Structure/Function Relationships for Basic Zeolite Catalysts
Containing Occluded Alkali
Robert J. Davis
Department of Chemical Engineering, University of Virginia
Charlottesville, VA 22903, USA
Incorporation of occluded alkali species in zeolite cages beyond the ion-exchange capacity increases the base strength of these materials. However, the nature of the occluded alkali has been elusive. In this work, the basicity and reactivity of alkali-modified zeolites were investigated in order to elucidate the role of occluded species on catalytic activity. To synthesize intrazeolite oxide or metal species, cesium acetate or cesium azide was impregnated into the pores of zeolites and decomposed in situ. Differences in the Cs LIII edge spectra of zeolites loaded with cesium oxide and bulk cesium compounds indicated that cesium was less coordinated to oxygen in the supported samples than in the bulk materials. To characterize the basicity of the samples, we used adsorption of iodine and carbon dioxide. Blue shifts in the visible spectra of adsorbed iodine were found to increase with increasing electropositivity of the exchangeable cation, indicating greater donor strengths of the zeolite frameworks. For a series of X zeolites with different loadings of occluded cesium oxide, the CO2 uptake increased linearly with the amount of occluded Cs. A majority of the base sites in the CsOx/CsX samples exhibited a heat of CO2 adsorption around 85 kJ mol-1, which is much lower than the 270 kJ mol-1 seen on bulk cesium oxide. After thermal pretreatment, Na(azide) and Cs(azide) modified X zeolites catalyzed the side chain alkylation of toluene with ethylene, whereas, CsOx/CsX was inactive for the reaction. However, the catalytic activities of the CsOx/CsX samples for the isomerization of 1-butene and dehydrogenation of 2-propanol increased linearly with the amount of excess cesium, which is consistent with the results from the adsorption microcalorimetry of CO2.
Opportunities for Collaboration (R. Davis)
(1) Structure and Reactivity of Basic Sites on Solid Surfaces
Nanophase alkali oxide clusters supported on a variety of carriers are interesting strong base catalysts. We have focused recently on the incorporation of cesium oxides in the cages of zeolite hosts. However, the microstructure and chemical state of the supported oxide clusters remain elusive. Therefore, we have developed an experimental program to discover fundamental relationships between the physical state of an alkali oxide nanocluster and its chemical activity for base-catalyzed reactions. These studies have been expanded to include supported alkali metal clusters. Collaborations in the areas of strong base catalysis and characterization of nanophase alkali species (metals and oxides) are possible.

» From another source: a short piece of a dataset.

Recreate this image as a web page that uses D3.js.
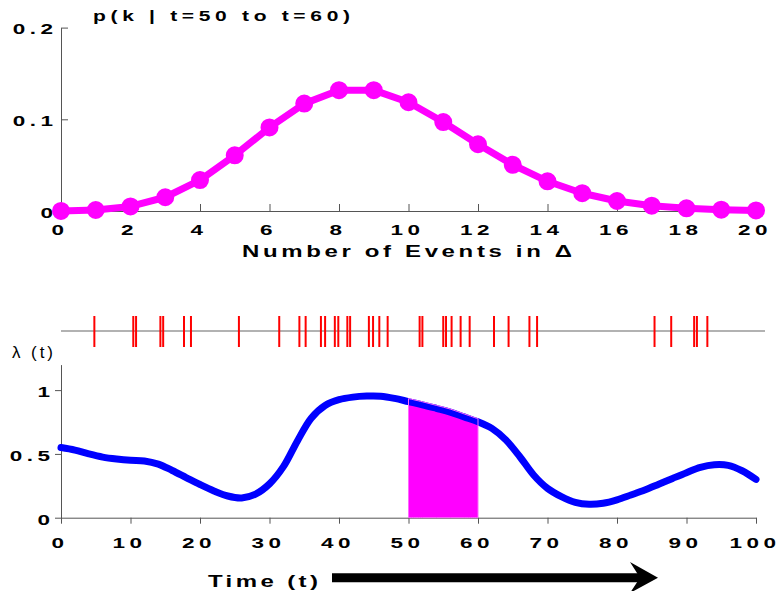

(2) Metal-Support Interactions in Basic Catalysts
When transition metal clusters are in contact with a basic support, the electronic structure and catalytic activity of the metallic phase can be greatly affected. Fundamental investigations of the metal-support interface are being pursued with the goal of developing new ammonia synthesis catalysts. In this work, supported nanoclusters of ruthenium metal are promoted with alkaline earth oxides in order to enhance ammonia synthesis activity. Our past work has focused on zeolite-supported Ru, but collaborations could involve novel supports and/or promoters for Ru-based ammonia synthesis catalysts.
(3) Synthesis and Characterization of Strong Solid Acid Catalysts
Over the last several years, we examined the structure and reactivity of a variety of solid acids, including Ti-Si mixed oxides, sulfated zirconias and heteropolyacids. Our current efforts are focused on the effect of water on the acid character of supported heteropolyacids. Our program includes both theoretical (quantum chemical calculations in collaboration with M. Neurock) and experimental (probe reactions and sorption microcalorimetry) components. Collaborations may include the utilization of novel characterization methods and/or new test reactions for supported heteropolyacids.
(4) Selective Oxidation of Hydrocarbons over Supported Vanadia Catalysts
We initiated last year a fundamental study of selective oxidation catalysts based on supported vanadia, with the target reaction being the oxidative dehydrogenation of propane to propene. Kinetic investigations and some initial characterization studies have been performed. Since this is a relatively new effort in our laboratory, collaborations will add significantly to the progress of this research.